_Task_: Type out the complete listing below word for word, without its pictures.

_Available data_:
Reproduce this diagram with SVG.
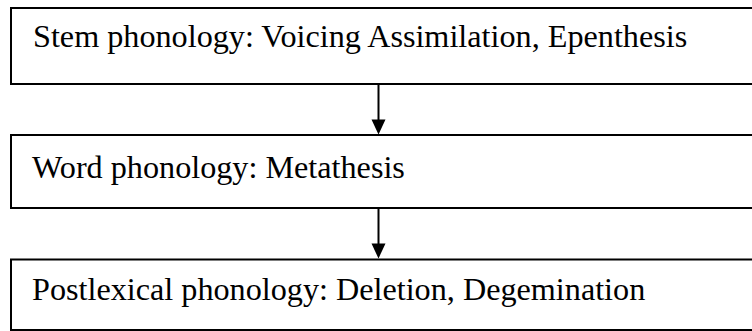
<svg xmlns="http://www.w3.org/2000/svg" width="752" height="331" viewBox="0 0 752 331">
  <style>
    .box { fill: #ffffff; stroke: #000000; stroke-width: 2; }
    .lbl { font-family: "Liberation Serif", "Times New Roman", serif; font-size: 32.2px; fill: #000000; }
    .conn { stroke: #000000; stroke-width: 2; fill: none; }
    .head { fill: #000000; }
  </style>
  <rect width="752" height="331" fill="#ffffff"/>
  <g id="node-stem">
    <path class="box" d="M760,8 H11 V84 H760"/>
    <text class="lbl" x="33" y="46.5">Stem phonology: Voicing Assimilation, Epenthesis</text>
  </g>
  <g id="node-word">
    <path class="box" d="M760,135 H11 V208 H760"/>
    <text class="lbl" x="32" y="177.5">Word phonology: Metathesis</text>
  </g>
  <g id="node-post">
    <path class="box" d="M760,259.5 H11 V330 H760" stroke="#222222"/>
    <text class="lbl" x="32" y="300">Postlexical phonology: Deletion, Degemination</text>
  </g>
  <g id="connectors">
    <line class="conn" x1="378.5" y1="84" x2="378.5" y2="121"/>
    <path class="head" d="M371.5,119.5 L385.5,119.5 L378.5,134.5 Z"/>
    <line class="conn" x1="378.5" y1="208" x2="378.5" y2="245"/>
    <path class="head" d="M371.5,243.5 L385.5,243.5 L378.5,258.5 Z"/>
  </g>
</svg>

_Solution to this problem_:
Reproduce this diagram with SVG.
<svg xmlns="http://www.w3.org/2000/svg" width="752" height="331" viewBox="0 0 752 331">
  <style>
    .box { fill: #ffffff; stroke: #000000; stroke-width: 2; }
    .lbl { font-family: "Liberation Serif", "Times New Roman", serif; font-size: 32.2px; fill: #000000; }
    .conn { stroke: #000000; stroke-width: 2; fill: none; }
    .head { fill: #000000; }
  </style>
  <rect width="752" height="331" fill="#ffffff"/>
  <g id="node-stem">
    <path class="box" d="M760,8 H11 V84 H760"/>
    <text class="lbl" x="33" y="46.5">Stem phonology: Voicing Assimilation, Epenthesis</text>
  </g>
  <g id="node-word">
    <path class="box" d="M760,135 H11 V208 H760"/>
    <text class="lbl" x="32" y="177.5">Word phonology: Metathesis</text>
  </g>
  <g id="node-post">
    <path class="box" d="M760,259.5 H11 V330 H760" stroke="#222222"/>
    <text class="lbl" x="32" y="300">Postlexical phonology: Deletion, Degemination</text>
  </g>
  <g id="connectors">
    <line class="conn" x1="378.5" y1="84" x2="378.5" y2="121"/>
    <path class="head" d="M371.5,119.5 L385.5,119.5 L378.5,134.5 Z"/>
    <line class="conn" x1="378.5" y1="208" x2="378.5" y2="245"/>
    <path class="head" d="M371.5,243.5 L385.5,243.5 L378.5,258.5 Z"/>
  </g>
</svg>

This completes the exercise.